# Exercise goal
Please print all of the material below, word for word.
- - -
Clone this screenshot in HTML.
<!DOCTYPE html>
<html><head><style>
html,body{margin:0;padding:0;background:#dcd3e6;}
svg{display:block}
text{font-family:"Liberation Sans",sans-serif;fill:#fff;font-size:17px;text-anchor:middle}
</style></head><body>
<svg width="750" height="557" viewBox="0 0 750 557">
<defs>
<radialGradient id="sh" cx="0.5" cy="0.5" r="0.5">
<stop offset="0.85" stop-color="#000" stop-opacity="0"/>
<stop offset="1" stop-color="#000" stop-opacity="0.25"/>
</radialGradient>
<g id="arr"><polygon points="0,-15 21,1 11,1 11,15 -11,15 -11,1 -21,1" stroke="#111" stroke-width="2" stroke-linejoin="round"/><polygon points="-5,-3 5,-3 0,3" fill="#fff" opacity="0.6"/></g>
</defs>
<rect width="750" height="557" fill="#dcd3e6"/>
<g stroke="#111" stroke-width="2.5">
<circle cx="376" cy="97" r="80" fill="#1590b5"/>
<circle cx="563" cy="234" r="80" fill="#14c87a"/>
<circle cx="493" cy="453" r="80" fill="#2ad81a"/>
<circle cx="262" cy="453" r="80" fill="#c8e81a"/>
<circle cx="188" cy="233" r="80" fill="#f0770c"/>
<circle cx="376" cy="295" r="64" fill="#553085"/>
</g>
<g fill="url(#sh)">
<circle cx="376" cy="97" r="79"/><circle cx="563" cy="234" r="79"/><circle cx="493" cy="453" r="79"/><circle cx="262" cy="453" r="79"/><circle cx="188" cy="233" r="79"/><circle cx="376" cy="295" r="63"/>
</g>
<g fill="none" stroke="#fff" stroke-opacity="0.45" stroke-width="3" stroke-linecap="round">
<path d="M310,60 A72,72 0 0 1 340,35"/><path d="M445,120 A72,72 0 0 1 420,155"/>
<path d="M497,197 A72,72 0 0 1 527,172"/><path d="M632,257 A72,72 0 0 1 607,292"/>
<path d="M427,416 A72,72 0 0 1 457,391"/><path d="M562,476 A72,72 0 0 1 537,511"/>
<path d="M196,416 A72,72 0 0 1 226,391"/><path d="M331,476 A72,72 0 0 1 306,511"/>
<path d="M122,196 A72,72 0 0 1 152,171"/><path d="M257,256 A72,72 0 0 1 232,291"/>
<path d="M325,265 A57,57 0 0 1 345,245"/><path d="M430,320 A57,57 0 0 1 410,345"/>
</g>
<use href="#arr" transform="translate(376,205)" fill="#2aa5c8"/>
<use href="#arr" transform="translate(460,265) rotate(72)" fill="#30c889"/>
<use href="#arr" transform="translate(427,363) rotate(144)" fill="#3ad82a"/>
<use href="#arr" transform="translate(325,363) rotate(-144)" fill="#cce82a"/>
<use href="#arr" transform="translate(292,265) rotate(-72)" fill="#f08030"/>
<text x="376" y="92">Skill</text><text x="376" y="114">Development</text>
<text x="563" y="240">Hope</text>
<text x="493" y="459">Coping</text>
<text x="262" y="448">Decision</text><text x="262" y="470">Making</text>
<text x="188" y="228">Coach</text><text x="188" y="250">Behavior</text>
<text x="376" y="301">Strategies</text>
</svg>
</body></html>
- - -
# Answer
Clone this screenshot in HTML.
<!DOCTYPE html>
<html><head><style>
html,body{margin:0;padding:0;background:#dcd3e6;}
svg{display:block}
text{font-family:"Liberation Sans",sans-serif;fill:#fff;font-size:17px;text-anchor:middle}
</style></head><body>
<svg width="750" height="557" viewBox="0 0 750 557">
<defs>
<radialGradient id="sh" cx="0.5" cy="0.5" r="0.5">
<stop offset="0.85" stop-color="#000" stop-opacity="0"/>
<stop offset="1" stop-color="#000" stop-opacity="0.25"/>
</radialGradient>
<g id="arr"><polygon points="0,-15 21,1 11,1 11,15 -11,15 -11,1 -21,1" stroke="#111" stroke-width="2" stroke-linejoin="round"/><polygon points="-5,-3 5,-3 0,3" fill="#fff" opacity="0.6"/></g>
</defs>
<rect width="750" height="557" fill="#dcd3e6"/>
<g stroke="#111" stroke-width="2.5">
<circle cx="376" cy="97" r="80" fill="#1590b5"/>
<circle cx="563" cy="234" r="80" fill="#14c87a"/>
<circle cx="493" cy="453" r="80" fill="#2ad81a"/>
<circle cx="262" cy="453" r="80" fill="#c8e81a"/>
<circle cx="188" cy="233" r="80" fill="#f0770c"/>
<circle cx="376" cy="295" r="64" fill="#553085"/>
</g>
<g fill="url(#sh)">
<circle cx="376" cy="97" r="79"/><circle cx="563" cy="234" r="79"/><circle cx="493" cy="453" r="79"/><circle cx="262" cy="453" r="79"/><circle cx="188" cy="233" r="79"/><circle cx="376" cy="295" r="63"/>
</g>
<g fill="none" stroke="#fff" stroke-opacity="0.45" stroke-width="3" stroke-linecap="round">
<path d="M310,60 A72,72 0 0 1 340,35"/><path d="M445,120 A72,72 0 0 1 420,155"/>
<path d="M497,197 A72,72 0 0 1 527,172"/><path d="M632,257 A72,72 0 0 1 607,292"/>
<path d="M427,416 A72,72 0 0 1 457,391"/><path d="M562,476 A72,72 0 0 1 537,511"/>
<path d="M196,416 A72,72 0 0 1 226,391"/><path d="M331,476 A72,72 0 0 1 306,511"/>
<path d="M122,196 A72,72 0 0 1 152,171"/><path d="M257,256 A72,72 0 0 1 232,291"/>
<path d="M325,265 A57,57 0 0 1 345,245"/><path d="M430,320 A57,57 0 0 1 410,345"/>
</g>
<use href="#arr" transform="translate(376,205)" fill="#2aa5c8"/>
<use href="#arr" transform="translate(460,265) rotate(72)" fill="#30c889"/>
<use href="#arr" transform="translate(427,363) rotate(144)" fill="#3ad82a"/>
<use href="#arr" transform="translate(325,363) rotate(-144)" fill="#cce82a"/>
<use href="#arr" transform="translate(292,265) rotate(-72)" fill="#f08030"/>
<text x="376" y="92">Skill</text><text x="376" y="114">Development</text>
<text x="563" y="240">Hope</text>
<text x="493" y="459">Coping</text>
<text x="262" y="448">Decision</text><text x="262" y="470">Making</text>
<text x="188" y="228">Coach</text><text x="188" y="250">Behavior</text>
<text x="376" y="301">Strategies</text>
</svg>
</body></html>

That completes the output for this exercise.